John went to dinner and had a bill of 2010 dollars. He only has 1,2,5, and 10 dollar bills. How many different ways can he pay for dinner.
Here is one way.
How many ways can we spend 2, 5, and 10 dollar bills using at most 2010 dollars? The 1 dollar bills are used to make up any difference. Include 0 as valid way to spend 2,5,10.
Fix the number of 10 dollar bills as 0. Then we spend at most 2010 dollars with 2 and 5. Fix # of 5s at 0, then # ways is 2010/2+1. Fix # of 5's at 1 then # ways is floor(2005/2)+1. Write the sum.
Now fix number of 10 dollar bills as 1. We spend at most 2000 with 2 and 5. Fix # 5 at 0, get 2000/2+1. Etc. Write sum.
Compute sum of sums.
Hello, altamash!
I don't have a solution, just another approach.
John went to dinner and had a bill of 2010 dollars.
He only has one-, two-, five-, and 10-dollar bills.
How many different ways can he pay for dinner?

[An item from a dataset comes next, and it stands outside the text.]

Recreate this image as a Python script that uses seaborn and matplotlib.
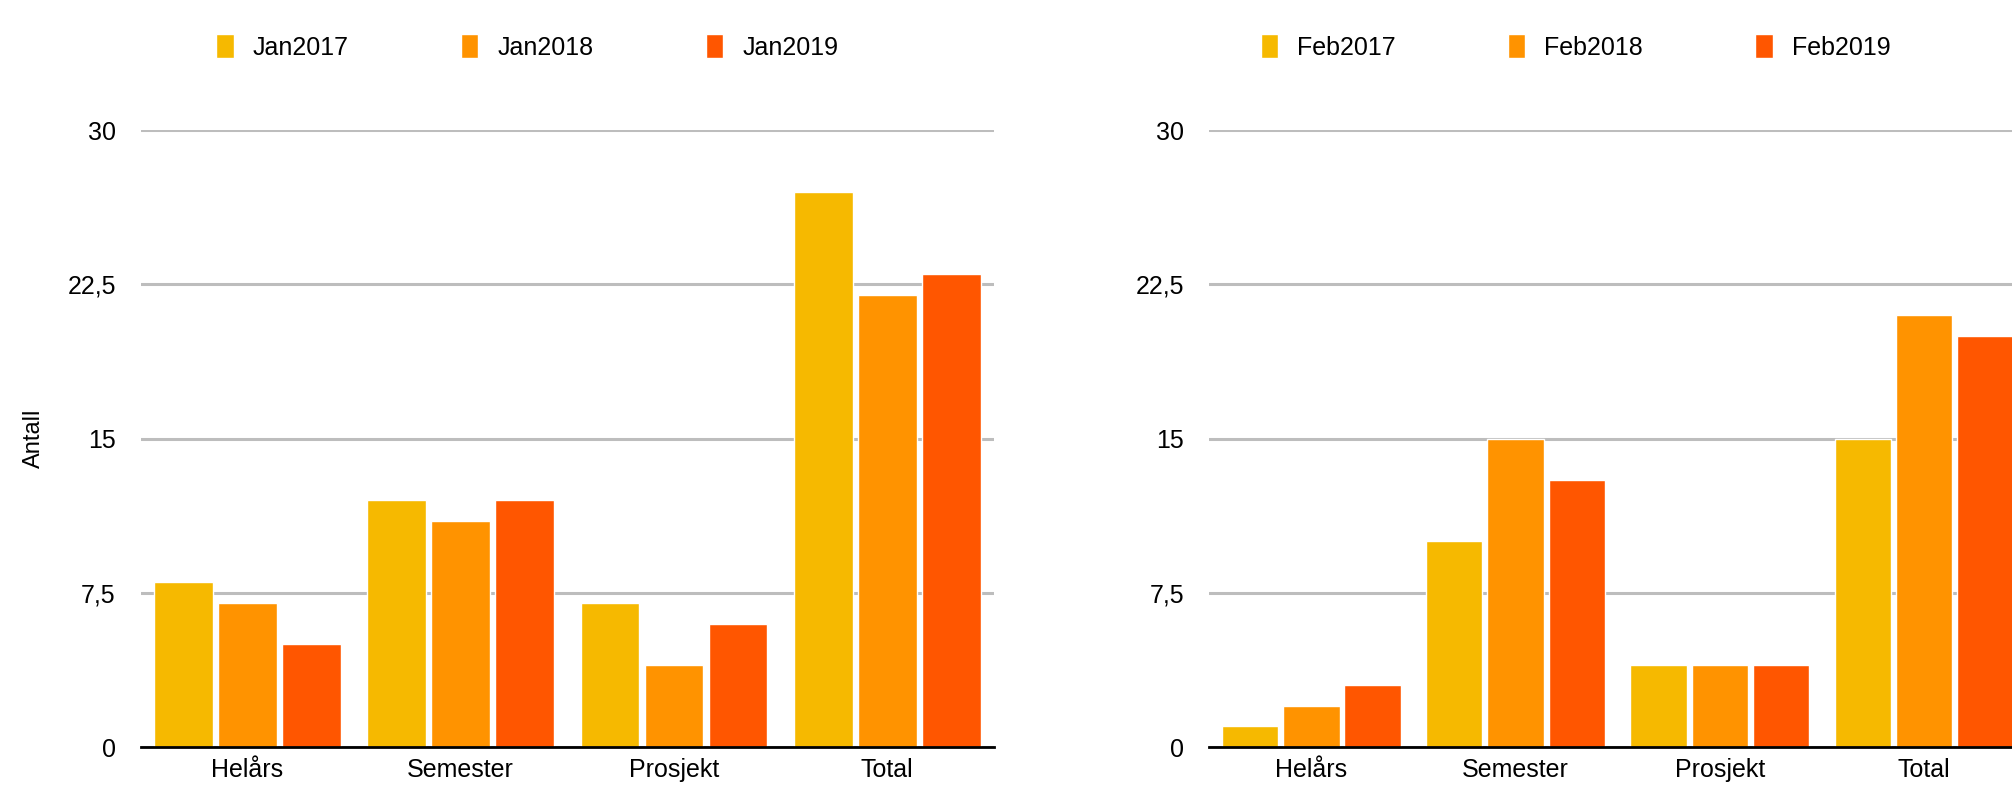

$\displaystyle \text{Let: }\;\begin{Bmatrix} T &=& \text{number of tens} \\ F &=& \text{number of fives} \\ D &=& \text{number of "deuces"} \\ S &=& \text{number of singles} \end{Bmatrix}$
We have the equaton: . $\displaystyle 10T + 5F + 2D + S \:=\:2010$
. . and we want the number of nonnegative integral solutions.
I'll wait in the car . . .
By the way, what was the main course of John's dinner?
. . White truffles drenched in saffron sauce?
(Or maybe he went to Wendy's and is a big tipper?)
lol soraban, i was wondering what he had for dinner also. The thing is the problem was originally just 2,5, and 10 dollar bills. That was easy because there were no combination of adding 2 and 5 together to make a mulitple of ten. so the solution was 20503. but with the introduction of 1 dollar bills you can add to the two dollar bills and the 5 dollar bills. This will lead to a huger combination, and i don't see a pattern.